=== What you are asked to do ===
All of the data below must be repeated exactly.

=== Data segment ===
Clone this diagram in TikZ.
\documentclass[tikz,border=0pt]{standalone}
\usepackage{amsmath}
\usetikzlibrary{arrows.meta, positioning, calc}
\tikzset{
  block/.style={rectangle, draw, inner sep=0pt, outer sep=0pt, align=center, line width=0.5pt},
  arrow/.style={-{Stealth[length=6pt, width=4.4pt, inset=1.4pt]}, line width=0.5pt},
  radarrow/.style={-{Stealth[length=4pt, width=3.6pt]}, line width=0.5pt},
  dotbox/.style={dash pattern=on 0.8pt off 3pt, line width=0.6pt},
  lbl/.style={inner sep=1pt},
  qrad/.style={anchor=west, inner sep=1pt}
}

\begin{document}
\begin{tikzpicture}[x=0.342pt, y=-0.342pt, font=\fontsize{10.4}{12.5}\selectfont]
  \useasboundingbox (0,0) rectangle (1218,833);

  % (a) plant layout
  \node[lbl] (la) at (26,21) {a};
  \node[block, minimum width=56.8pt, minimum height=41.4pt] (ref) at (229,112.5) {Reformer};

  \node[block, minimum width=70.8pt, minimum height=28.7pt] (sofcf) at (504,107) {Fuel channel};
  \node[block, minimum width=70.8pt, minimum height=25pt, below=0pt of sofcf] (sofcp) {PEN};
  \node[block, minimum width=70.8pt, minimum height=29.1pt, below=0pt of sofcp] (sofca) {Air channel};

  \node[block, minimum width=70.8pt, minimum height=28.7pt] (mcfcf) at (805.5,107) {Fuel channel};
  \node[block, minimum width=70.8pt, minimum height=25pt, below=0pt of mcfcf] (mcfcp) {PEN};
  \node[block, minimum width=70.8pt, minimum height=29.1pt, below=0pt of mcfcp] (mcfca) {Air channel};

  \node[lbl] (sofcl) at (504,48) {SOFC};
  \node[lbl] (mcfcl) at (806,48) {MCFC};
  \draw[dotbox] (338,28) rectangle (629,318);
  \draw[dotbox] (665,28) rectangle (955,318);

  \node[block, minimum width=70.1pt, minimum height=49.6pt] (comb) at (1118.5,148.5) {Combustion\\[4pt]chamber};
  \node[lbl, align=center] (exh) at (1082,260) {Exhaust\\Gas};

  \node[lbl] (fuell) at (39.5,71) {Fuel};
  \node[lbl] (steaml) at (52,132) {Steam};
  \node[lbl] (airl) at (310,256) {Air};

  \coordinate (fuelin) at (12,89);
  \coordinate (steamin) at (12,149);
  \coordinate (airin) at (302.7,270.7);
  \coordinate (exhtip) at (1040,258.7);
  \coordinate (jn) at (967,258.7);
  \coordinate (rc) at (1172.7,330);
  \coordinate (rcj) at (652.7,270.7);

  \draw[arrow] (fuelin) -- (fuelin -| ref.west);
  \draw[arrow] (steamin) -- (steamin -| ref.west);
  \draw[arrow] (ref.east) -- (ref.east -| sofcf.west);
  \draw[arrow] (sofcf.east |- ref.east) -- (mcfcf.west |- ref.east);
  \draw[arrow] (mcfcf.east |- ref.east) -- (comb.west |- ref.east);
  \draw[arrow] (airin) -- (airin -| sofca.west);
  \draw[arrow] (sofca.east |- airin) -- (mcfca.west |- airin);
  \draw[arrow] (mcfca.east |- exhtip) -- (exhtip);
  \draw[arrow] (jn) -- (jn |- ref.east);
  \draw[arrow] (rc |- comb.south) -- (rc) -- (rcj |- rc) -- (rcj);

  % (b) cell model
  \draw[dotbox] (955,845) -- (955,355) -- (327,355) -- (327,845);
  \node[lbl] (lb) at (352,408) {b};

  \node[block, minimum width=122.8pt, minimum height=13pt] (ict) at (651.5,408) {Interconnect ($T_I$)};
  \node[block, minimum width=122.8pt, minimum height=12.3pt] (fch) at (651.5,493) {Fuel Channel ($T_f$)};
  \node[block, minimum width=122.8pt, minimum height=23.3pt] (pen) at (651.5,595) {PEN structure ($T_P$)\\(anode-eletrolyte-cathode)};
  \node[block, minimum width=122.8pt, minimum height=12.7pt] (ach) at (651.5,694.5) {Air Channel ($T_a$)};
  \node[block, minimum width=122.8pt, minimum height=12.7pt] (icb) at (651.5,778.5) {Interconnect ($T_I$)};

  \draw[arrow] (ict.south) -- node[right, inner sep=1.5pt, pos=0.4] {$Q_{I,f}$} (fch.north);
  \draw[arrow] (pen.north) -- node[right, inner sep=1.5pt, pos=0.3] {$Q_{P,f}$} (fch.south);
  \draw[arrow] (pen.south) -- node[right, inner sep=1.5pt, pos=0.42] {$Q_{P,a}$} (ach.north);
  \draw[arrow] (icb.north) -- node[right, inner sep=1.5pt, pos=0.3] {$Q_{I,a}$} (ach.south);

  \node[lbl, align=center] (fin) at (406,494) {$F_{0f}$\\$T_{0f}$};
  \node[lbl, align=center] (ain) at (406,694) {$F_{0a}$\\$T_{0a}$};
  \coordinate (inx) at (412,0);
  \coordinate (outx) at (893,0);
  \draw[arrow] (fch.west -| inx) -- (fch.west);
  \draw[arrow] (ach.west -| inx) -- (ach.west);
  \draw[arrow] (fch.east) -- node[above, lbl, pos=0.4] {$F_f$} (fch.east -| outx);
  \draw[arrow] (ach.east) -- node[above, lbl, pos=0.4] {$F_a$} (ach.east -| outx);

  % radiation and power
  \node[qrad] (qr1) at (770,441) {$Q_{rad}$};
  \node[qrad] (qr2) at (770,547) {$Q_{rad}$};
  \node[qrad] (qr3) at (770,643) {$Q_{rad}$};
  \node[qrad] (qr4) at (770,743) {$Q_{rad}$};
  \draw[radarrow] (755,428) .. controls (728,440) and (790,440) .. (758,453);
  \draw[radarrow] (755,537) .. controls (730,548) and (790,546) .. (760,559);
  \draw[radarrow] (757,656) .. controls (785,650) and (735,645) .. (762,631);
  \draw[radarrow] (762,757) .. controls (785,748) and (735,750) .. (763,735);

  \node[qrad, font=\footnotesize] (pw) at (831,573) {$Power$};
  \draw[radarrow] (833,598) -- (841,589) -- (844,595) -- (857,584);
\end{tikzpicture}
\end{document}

=== Task result ===
Clone this diagram in TikZ.
\documentclass[tikz,border=0pt]{standalone}
\usepackage{amsmath}
\usetikzlibrary{arrows.meta, positioning, calc}
\tikzset{
  block/.style={rectangle, draw, inner sep=0pt, outer sep=0pt, align=center, line width=0.5pt},
  arrow/.style={-{Stealth[length=6pt, width=4.4pt, inset=1.4pt]}, line width=0.5pt},
  radarrow/.style={-{Stealth[length=4pt, width=3.6pt]}, line width=0.5pt},
  dotbox/.style={dash pattern=on 0.8pt off 3pt, line width=0.6pt},
  lbl/.style={inner sep=1pt},
  qrad/.style={anchor=west, inner sep=1pt}
}

\begin{document}
\begin{tikzpicture}[x=0.342pt, y=-0.342pt, font=\fontsize{10.4}{12.5}\selectfont]
  \useasboundingbox (0,0) rectangle (1218,833);

  % (a) plant layout
  \node[lbl] (la) at (26,21) {a};
  \node[block, minimum width=56.8pt, minimum height=41.4pt] (ref) at (229,112.5) {Reformer};

  \node[block, minimum width=70.8pt, minimum height=28.7pt] (sofcf) at (504,107) {Fuel channel};
  \node[block, minimum width=70.8pt, minimum height=25pt, below=0pt of sofcf] (sofcp) {PEN};
  \node[block, minimum width=70.8pt, minimum height=29.1pt, below=0pt of sofcp] (sofca) {Air channel};

  \node[block, minimum width=70.8pt, minimum height=28.7pt] (mcfcf) at (805.5,107) {Fuel channel};
  \node[block, minimum width=70.8pt, minimum height=25pt, below=0pt of mcfcf] (mcfcp) {PEN};
  \node[block, minimum width=70.8pt, minimum height=29.1pt, below=0pt of mcfcp] (mcfca) {Air channel};

  \node[lbl] (sofcl) at (504,48) {SOFC};
  \node[lbl] (mcfcl) at (806,48) {MCFC};
  \draw[dotbox] (338,28) rectangle (629,318);
  \draw[dotbox] (665,28) rectangle (955,318);

  \node[block, minimum width=70.1pt, minimum height=49.6pt] (comb) at (1118.5,148.5) {Combustion\\[4pt]chamber};
  \node[lbl, align=center] (exh) at (1082,260) {Exhaust\\Gas};

  \node[lbl] (fuell) at (39.5,71) {Fuel};
  \node[lbl] (steaml) at (52,132) {Steam};
  \node[lbl] (airl) at (310,256) {Air};

  \coordinate (fuelin) at (12,89);
  \coordinate (steamin) at (12,149);
  \coordinate (airin) at (302.7,270.7);
  \coordinate (exhtip) at (1040,258.7);
  \coordinate (jn) at (967,258.7);
  \coordinate (rc) at (1172.7,330);
  \coordinate (rcj) at (652.7,270.7);

  \draw[arrow] (fuelin) -- (fuelin -| ref.west);
  \draw[arrow] (steamin) -- (steamin -| ref.west);
  \draw[arrow] (ref.east) -- (ref.east -| sofcf.west);
  \draw[arrow] (sofcf.east |- ref.east) -- (mcfcf.west |- ref.east);
  \draw[arrow] (mcfcf.east |- ref.east) -- (comb.west |- ref.east);
  \draw[arrow] (airin) -- (airin -| sofca.west);
  \draw[arrow] (sofca.east |- airin) -- (mcfca.west |- airin);
  \draw[arrow] (mcfca.east |- exhtip) -- (exhtip);
  \draw[arrow] (jn) -- (jn |- ref.east);
  \draw[arrow] (rc |- comb.south) -- (rc) -- (rcj |- rc) -- (rcj);

  % (b) cell model
  \draw[dotbox] (955,845) -- (955,355) -- (327,355) -- (327,845);
  \node[lbl] (lb) at (352,408) {b};

  \node[block, minimum width=122.8pt, minimum height=13pt] (ict) at (651.5,408) {Interconnect ($T_I$)};
  \node[block, minimum width=122.8pt, minimum height=12.3pt] (fch) at (651.5,493) {Fuel Channel ($T_f$)};
  \node[block, minimum width=122.8pt, minimum height=23.3pt] (pen) at (651.5,595) {PEN structure ($T_P$)\\(anode-eletrolyte-cathode)};
  \node[block, minimum width=122.8pt, minimum height=12.7pt] (ach) at (651.5,694.5) {Air Channel ($T_a$)};
  \node[block, minimum width=122.8pt, minimum height=12.7pt] (icb) at (651.5,778.5) {Interconnect ($T_I$)};

  \draw[arrow] (ict.south) -- node[right, inner sep=1.5pt, pos=0.4] {$Q_{I,f}$} (fch.north);
  \draw[arrow] (pen.north) -- node[right, inner sep=1.5pt, pos=0.3] {$Q_{P,f}$} (fch.south);
  \draw[arrow] (pen.south) -- node[right, inner sep=1.5pt, pos=0.42] {$Q_{P,a}$} (ach.north);
  \draw[arrow] (icb.north) -- node[right, inner sep=1.5pt, pos=0.3] {$Q_{I,a}$} (ach.south);

  \node[lbl, align=center] (fin) at (406,494) {$F_{0f}$\\$T_{0f}$};
  \node[lbl, align=center] (ain) at (406,694) {$F_{0a}$\\$T_{0a}$};
  \coordinate (inx) at (412,0);
  \coordinate (outx) at (893,0);
  \draw[arrow] (fch.west -| inx) -- (fch.west);
  \draw[arrow] (ach.west -| inx) -- (ach.west);
  \draw[arrow] (fch.east) -- node[above, lbl, pos=0.4] {$F_f$} (fch.east -| outx);
  \draw[arrow] (ach.east) -- node[above, lbl, pos=0.4] {$F_a$} (ach.east -| outx);

  % radiation and power
  \node[qrad] (qr1) at (770,441) {$Q_{rad}$};
  \node[qrad] (qr2) at (770,547) {$Q_{rad}$};
  \node[qrad] (qr3) at (770,643) {$Q_{rad}$};
  \node[qrad] (qr4) at (770,743) {$Q_{rad}$};
  \draw[radarrow] (755,428) .. controls (728,440) and (790,440) .. (758,453);
  \draw[radarrow] (755,537) .. controls (730,548) and (790,546) .. (760,559);
  \draw[radarrow] (757,656) .. controls (785,650) and (735,645) .. (762,631);
  \draw[radarrow] (762,757) .. controls (785,748) and (735,750) .. (763,735);

  \node[qrad, font=\footnotesize] (pw) at (831,573) {$Power$};
  \draw[radarrow] (833,598) -- (841,589) -- (844,595) -- (857,584);
\end{tikzpicture}
\end{document}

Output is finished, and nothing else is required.